£29m funding will help fulfil backlog of orders

Sheffield hydrogen power specialist ITM Power plans to raise £29.4m through share placing, which the company says will help to fulfil a backlog of orders.

The firm, based in Attercliffe if Sheffield, also plans to move to new larger facilities which will consolidate the group’s two current sites and is expected to facilitate annual production capacity of 300MW.

ITM Power also seeks to raise £4.4m through an open offer of new ordinary shares. It says the fundraising is provide working capital to support the delivery of the contract backlog and opportunity pipeline, to move to new larger facilities to increase annual production capacity, to strengthen the Group’s balance sheet, and to move toward achieving positive cash flow and profitability within the medium term.

Graham Cooley, chief executive of ITM Power, said: “We are delighted to disclose our £180m opportunity pipeline of highly qualified tenders, which sits behind our growing backlog of contracted orders. This demonstrates significant traction for ITM Power’s products and the growing momentum in the hydrogen energy market overall.

“The £25m placing and up to £4.4 m open offer considerably strengthens our balance sheet and should provide enhanced confidence to our customers on ITM Power’s ability to deliver future orders at increased scale. It should also enable us to unlock further efficiencies in our supply chain. We look forward to updating the market as opportunities are converted from pipeline to contracted sales, as we near our target of positive cashflow generation.”

As at 19 September, ITM Power had £20m of projects under contract and a further £16.7 million in the later stages of negotiation.

In addition the Group will look to install an enlarged grid connection of up to 5MW, in order to be able to test larger scale electrolysers.

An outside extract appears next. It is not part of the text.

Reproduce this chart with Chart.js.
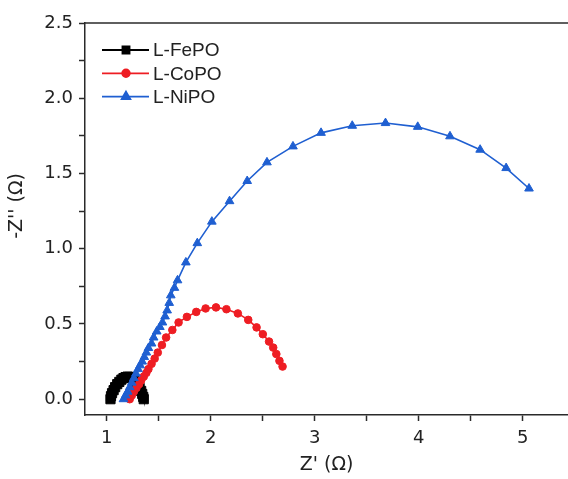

Cash flow remains a key consideration for the Board, and the presiding financial objective for ITM Power is the achievement of a positive cash flow in the medium term. To manage working capital demands and mitigate the impact of existing projects with cash receipts towards the end of the contractual agreement, the Company is seeking a move towards quoting for potential sales with upfront payment terms, thus reducing the initial working capital outlay of such commercial projects.